Did I mention that we laughed?  This in Neil's backyard at Gunnison.  I didn't step it off, but I'd say the Gunnison River, there on the right, is about forty feet from his back door.


     These men are the same people they were in high school, evolved and polished by time and experience.  It is not possible for these guys to be boring—they have special talents which have carried them past the norms in life.   All have that deep-seated ambition that is a trademark of the High Plains.  Their careers span those initials we read about—MDs, MBAs, PhDs, LLBs, CEOs, and Captains of Industry.  I felt honored to be included.  Did I mention how much we laughed?  

     We learned important lessons, just growing up in Lubbock.  Ten years old and almost crying after I struck out once, a baseball coach at the Boys Club put his hand on my shoulder and told me, “As long as you’re swinging son, you’re dangerous.”  I took the message to heart and have used it often throughout my life.  It fits a lot of situations.

      The Creede Crew in alphabetical order:  James Collins, Davis Ford, Truitt Garrison, Jim McLaughlin, Neil McMullen, Larry Merriman, James Pope, Wayne Ratisseau, Brad Reeves, Paul Sikes, and Roy Turner.  This is a funny bunch of old men—boy, did we laugh.

     The whole week was wonderful, if perhaps a bit bittersweet because of our age.  Time polished some of us a bit more than others, and leaned heavily on all of us, but we’re still here and we’re still swinging.  I cannot help but remember a line from a favorite poem of mine—“Why, to be in such fine company would make a deacon proud.”  
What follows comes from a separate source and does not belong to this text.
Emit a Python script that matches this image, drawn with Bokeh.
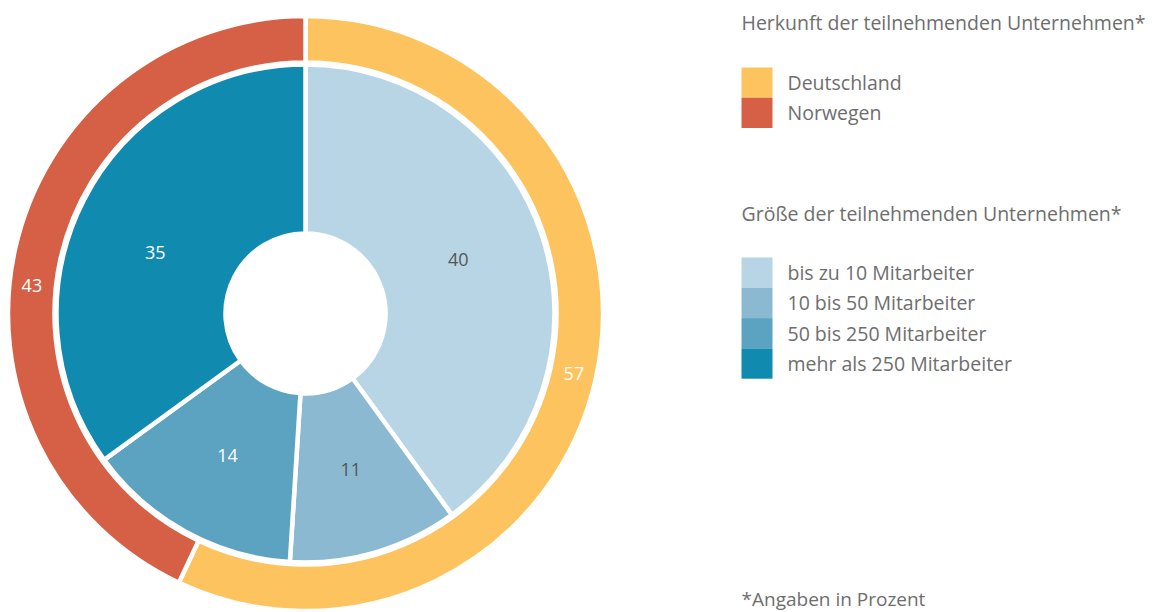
import numpy as np
from bokeh.plotting import figure
from bokeh.models import Range1d
from bokeh.core.properties import value
from bokeh.embed import file_html
from bokeh.resources import INLINE

# ---- data ----
origin_labels = ["Deutschland", "Norwegen"]
origin_values = [57, 43]
origin_colors = ["#FCC35F", "#D66045"]

size_labels = ["bis zu 10 Mitarbeiter", "10 bis 50 Mitarbeiter", "50 bis 250 Mitarbeiter", "mehr als 250 Mitarbeiter"]
size_values = [40, 11, 14, 35]
size_colors = ["#B7D5E5", "#8BB9D1", "#5BA3C1", "#118AB0"]
size_label_colors = ["#555555", "#555555", "#FFFFFF", "#FFFFFF"]

title_origin = "Herkunft der teilnehmenden Unternehmen*"
title_size = "Größe der teilnehmenden Unternehmen*"
footnote = "*Angaben in Prozent"

# layout: small angular nudges (degrees) for value labels
origin_label_nudge = [0, 6.8]
size_label_nudge = [1.5, 0, 0, 5]

W, H = 1153, 612
FONT = value("Open Sans")
GREY = "#6E6E6E"

p = figure(width=W, height=H, output_backend="svg", toolbar_location=None,
           x_range=Range1d(0, W), y_range=Range1d(0, H), min_border=0)
p.axis.visible = False
p.grid.visible = False
p.outline_line_color = None
p.background_fill_color = "white"
p.border_fill_color = "white"

cx, cy = 305, H - 313


def angles(vals):
    v = np.array(vals, dtype=float)
    frac = v / v.sum()
    cum = np.concatenate([[0], np.cumsum(frac)])
    start = np.pi / 2 - 2 * np.pi * cum[:-1]
    end = np.pi / 2 - 2 * np.pi * cum[1:]
    mid = (start + end) / 2
    return start, end, mid


lw = 4.5
# outer ring
s, e, m = angles(origin_values)
m = m + np.radians(origin_label_nudge)
p.annular_wedge(x=cx, y=cy, inner_radius=251, outer_radius=297.5,
                start_angle=s, end_angle=e, direction="clock",
                fill_color=origin_colors, line_color="white", line_width=lw)
p.text(x=cx + 275 * np.cos(m), y=cy + 275 * np.sin(m), text=[str(v) for v in origin_values],
       text_font=FONT, text_font_size="18px", text_color="white",
       text_align="center", text_baseline="middle")

# inner pie
s2, e2, m2 = angles(size_values)
m2 = m2 + np.radians(size_label_nudge)
p.annular_wedge(x=cx, y=cy, inner_radius=80, outer_radius=249,
                start_angle=s2, end_angle=e2, direction="clock",
                fill_color=size_colors, line_color="white", line_width=lw)
p.text(x=cx + 162 * np.cos(m2), y=cy + 162 * np.sin(m2), text=[str(v) for v in size_values],
       text_font=FONT, text_font_size="18px", text_color=size_label_colors,
       text_align="center", text_baseline="middle")

# legends
lx = 741
sq = 31
row = 30.3


def legend(title, title_y, labels, colors, first_y):
    p.text(x=[lx], y=[H - title_y], text=[title], text_font=FONT, text_font_size="19.5px",
           text_color=GREY, text_align="left", text_baseline="middle")
    tops = [first_y + i * row for i in range(len(labels))]
    p.quad(left=lx, right=lx + sq, top=[H - t for t in tops], bottom=[H - t - row for t in tops],
           fill_color=colors, line_color=None)
    p.text(x=[lx + 46] * len(labels), y=[H - t - row / 2 for t in tops], text=labels,
           text_font=FONT, text_font_size="19.5px", text_color=GREY,
           text_align="left", text_baseline="middle")


legend(title_origin, 22, origin_labels, origin_colors, 67)
legend(title_size, 213, size_labels, size_colors, 257)

p.text(x=[lx], y=[H - 598], text=[footnote], text_font=FONT, text_font_size="19px",
       text_color=GREY, text_align="left", text_baseline="middle")

open("out.html", "w").write(file_html(p, INLINE))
This little creek feeds into the Rio Grande.  During the 1880's, the stage coach from Creede to Lake City stopped overnight here, to give the passengers a needed rest.  The Rio Grande originates in those mountains beyond.  All this was part of Texas until 1848.

 
   P.S.  I read that Angel Fire was named for the fiery reflection of the late afternoon sun on the snow-covered mountains and not for the fantastic sunrise.  I suppose a Madison Avenue ad man named it to attract skiers.  He should have been there in the summer, just after 5:00 AM.